Fortunately, Binance was able to catch the abnormal behaviour quickly and stopped all withdrawals from the exchange. All the illegal trades were eventually reversed.
To be fair, even though this was not an actual hack of the exchange, it was still an example where hackers were able to exploit the centralized nature of the exchange to attempt to steal funds. If Binance did not intervene in time, the attackers would have ran with the money. Who knows how much they could have stolen.
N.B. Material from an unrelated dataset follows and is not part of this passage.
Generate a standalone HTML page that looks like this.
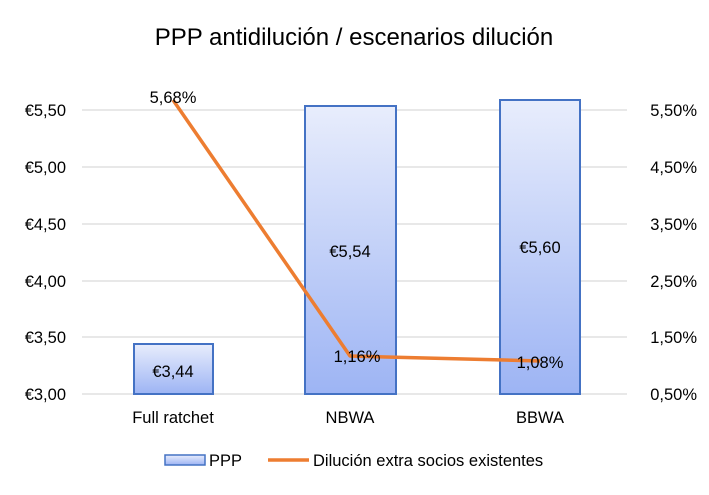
<!DOCTYPE html>
<html><head><meta charset="utf-8"><style>body{margin:0;background:#fff}</style></head><body>
<svg width="709" height="490" xmlns="http://www.w3.org/2000/svg" font-family="Liberation Sans, sans-serif">
<defs>
<linearGradient id="g1" x1="0" y1="0" x2="0" y2="1"><stop offset="0" stop-color="#e8edfc"/><stop offset="1" stop-color="#9db4f4"/></linearGradient>
</defs>
<text x="354" y="45" font-size="24" text-anchor="middle" fill="#000">PPP antidilución  / escenarios  dilución</text>
<g stroke="#d9d9d9" stroke-width="1.3">
<line x1="82" x2="627" y1="110" y2="110"/><line x1="82" x2="627" y1="167" y2="167"/>
<line x1="82" x2="627" y1="224" y2="224"/><line x1="82" x2="627" y1="281" y2="281"/>
<line x1="82" x2="627" y1="337" y2="337"/><line x1="82" x2="627" y1="394" y2="394"/>
</g>
<g font-size="16.5" fill="#000" text-anchor="end">
<text x="66" y="116">€5,50</text><text x="66" y="173">€5,00</text><text x="66" y="230">€4,50</text>
<text x="66" y="287">€4,00</text><text x="66" y="343">€3,50</text><text x="66" y="400">€3,00</text>
</g>
<g font-size="16.5" fill="#000" text-anchor="end">
<text x="697" y="116">5,50%</text><text x="697" y="173">4,50%</text><text x="697" y="230">3,50%</text>
<text x="697" y="287">2,50%</text><text x="697" y="343">1,50%</text><text x="697" y="400">0,50%</text>
</g>
<g stroke="#4472c4" stroke-width="2" fill="url(#g1)">
<rect x="134" y="344" width="79" height="50"/>
<rect x="305" y="106" width="91" height="288"/>
<rect x="500" y="100" width="80" height="294"/>
</g>
<g font-size="16.5" fill="#000" text-anchor="middle">
<text x="173" y="377">€3,44</text><text x="350" y="257">€5,54</text><text x="540" y="253">€5,60</text>
</g>
<polyline points="173,100 350,356 540,361" fill="none" stroke="#ed7d31" stroke-width="3.5" stroke-linejoin="round"/>
<g font-size="16.5" fill="#000" text-anchor="middle">
<text x="173" y="103">5,68%</text><text x="357" y="362">1,16%</text><text x="540" y="368">1,08%</text>
</g>
<g font-size="16.5" fill="#000" text-anchor="middle">
<text x="173" y="423">Full ratchet</text><text x="350" y="423">NBWA</text><text x="540" y="423">BBWA</text>
</g>
<rect x="165" y="455" width="40" height="10" fill="url(#g1)" stroke="#4472c4" stroke-width="1.5"/>
<text x="209" y="466" font-size="16.5">PPP</text>
<line x1="268" x2="309" y1="460" y2="460" stroke="#ed7d31" stroke-width="3.5"/>
<text x="313" y="466" font-size="16.5">Dilución extra socios existentes</text>
</svg>
</body></html>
No technical plan for a decentralized exchange
Binance has ambitious plans for BNB that goes far beyond a utility token used for lower trading fees on an exchange. As mentioned above, they plan to build a decentralized exchange on a completely new blockchain with BNB as a native asset, most likely acting as a fuel. Depending on the adoption of this platform, this could tremendously increase the demand for BNB. Not only that, this will also reduce BNB’s inherent risks from being tied to the success of a business. Regulatory authorities can easily shut down a business but it’s not easy to shut down a decentralized exchange.
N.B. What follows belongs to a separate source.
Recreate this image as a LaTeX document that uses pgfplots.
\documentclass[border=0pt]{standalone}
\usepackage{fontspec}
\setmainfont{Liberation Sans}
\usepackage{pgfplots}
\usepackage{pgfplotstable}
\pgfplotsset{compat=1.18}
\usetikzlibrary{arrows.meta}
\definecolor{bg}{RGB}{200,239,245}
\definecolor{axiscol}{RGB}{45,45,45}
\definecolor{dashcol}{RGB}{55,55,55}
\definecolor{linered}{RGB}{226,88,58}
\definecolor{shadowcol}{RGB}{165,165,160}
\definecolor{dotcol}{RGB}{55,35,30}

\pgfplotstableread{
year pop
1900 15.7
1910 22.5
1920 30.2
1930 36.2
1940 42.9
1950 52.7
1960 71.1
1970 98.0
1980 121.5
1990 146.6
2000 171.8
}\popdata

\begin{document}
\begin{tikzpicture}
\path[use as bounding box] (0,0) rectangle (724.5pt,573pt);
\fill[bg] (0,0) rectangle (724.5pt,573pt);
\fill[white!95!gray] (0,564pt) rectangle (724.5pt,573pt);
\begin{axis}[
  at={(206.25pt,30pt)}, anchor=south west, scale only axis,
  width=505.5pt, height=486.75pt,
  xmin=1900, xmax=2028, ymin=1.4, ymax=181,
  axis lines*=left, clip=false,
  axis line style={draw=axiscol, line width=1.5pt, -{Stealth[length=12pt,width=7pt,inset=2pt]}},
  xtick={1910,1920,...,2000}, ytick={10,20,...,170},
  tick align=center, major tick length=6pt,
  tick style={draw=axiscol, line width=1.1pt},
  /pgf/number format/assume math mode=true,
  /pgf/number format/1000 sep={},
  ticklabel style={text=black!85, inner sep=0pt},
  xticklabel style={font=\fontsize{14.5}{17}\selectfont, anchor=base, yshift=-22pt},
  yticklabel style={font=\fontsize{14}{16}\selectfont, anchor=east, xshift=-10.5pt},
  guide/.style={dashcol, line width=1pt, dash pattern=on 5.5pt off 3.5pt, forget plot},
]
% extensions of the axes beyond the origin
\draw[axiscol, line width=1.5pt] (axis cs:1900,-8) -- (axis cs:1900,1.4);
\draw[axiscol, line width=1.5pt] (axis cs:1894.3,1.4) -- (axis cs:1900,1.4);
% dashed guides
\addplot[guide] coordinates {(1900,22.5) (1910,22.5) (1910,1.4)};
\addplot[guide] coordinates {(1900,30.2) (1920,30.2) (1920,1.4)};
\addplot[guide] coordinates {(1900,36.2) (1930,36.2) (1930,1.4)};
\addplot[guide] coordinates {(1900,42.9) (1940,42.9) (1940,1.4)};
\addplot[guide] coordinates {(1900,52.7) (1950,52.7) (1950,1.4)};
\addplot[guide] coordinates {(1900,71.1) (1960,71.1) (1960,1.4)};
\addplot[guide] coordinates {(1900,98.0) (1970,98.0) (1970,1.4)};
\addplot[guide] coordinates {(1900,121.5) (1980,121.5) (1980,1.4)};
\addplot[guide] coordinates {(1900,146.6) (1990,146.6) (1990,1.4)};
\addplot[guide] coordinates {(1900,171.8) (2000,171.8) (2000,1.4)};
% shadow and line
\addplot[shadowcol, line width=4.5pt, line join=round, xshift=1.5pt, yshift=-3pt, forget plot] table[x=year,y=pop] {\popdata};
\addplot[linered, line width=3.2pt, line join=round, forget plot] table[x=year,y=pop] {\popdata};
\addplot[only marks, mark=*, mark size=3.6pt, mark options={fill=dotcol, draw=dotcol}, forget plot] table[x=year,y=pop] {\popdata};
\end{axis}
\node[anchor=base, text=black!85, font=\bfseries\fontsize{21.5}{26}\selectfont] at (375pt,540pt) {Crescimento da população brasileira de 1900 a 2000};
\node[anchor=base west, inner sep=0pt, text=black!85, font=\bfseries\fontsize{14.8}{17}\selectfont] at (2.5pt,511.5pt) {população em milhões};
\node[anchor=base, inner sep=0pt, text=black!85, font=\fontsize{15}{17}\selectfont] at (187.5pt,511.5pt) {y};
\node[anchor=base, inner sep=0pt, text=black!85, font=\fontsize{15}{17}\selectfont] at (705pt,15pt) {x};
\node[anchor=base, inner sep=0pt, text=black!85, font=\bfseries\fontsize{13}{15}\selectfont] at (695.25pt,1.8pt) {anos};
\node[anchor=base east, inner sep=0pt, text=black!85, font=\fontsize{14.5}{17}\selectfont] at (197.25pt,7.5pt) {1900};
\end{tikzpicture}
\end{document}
However, there are huge challenges to implementing a successful decentralized exchange. They include technical challenges (high performance, great UI/UX, sufficiently decentralized) and adoption challenges (competition from many, many existing decentralized exchanges). Today, there are many decentralized exchanges out there and Binance is late to the race. In fact, they recently announced that they still lack a technical plan and have instead, decided to crowdsource the technology by holding a “Dexathon” competition. Participants are expected to submit technical proposals and the prize is $1 million coupled with a job at Binance.
Summary
By association with the top cryptocurrency exchange in the world, BNB is one of the strongest cryptocurrencies out there. However, there are also many risks with holding the coin. The most significant of which is the fact that Binance is in regulatory limbo with many regulatory agencies eyeing the exchange. BNB is inherently tied to the success of Binance as a business, and the business will not be successful if there is a regulatory crackdown. The solution to this is to either comply with tough regulations (not easy), or build a decentralized exchange. Binance has expressed no interest in the former and are instead looking to build a decentralized exchange. However, they are far from realizing one.
Nevertheless, there is much to be said for being the native asset of the top cryptocurrency exchange in the world and the markets have so far reflected that. BNB has been the strongest performer in the recent bear market and it will probably continue to outperform barring anything unexpected.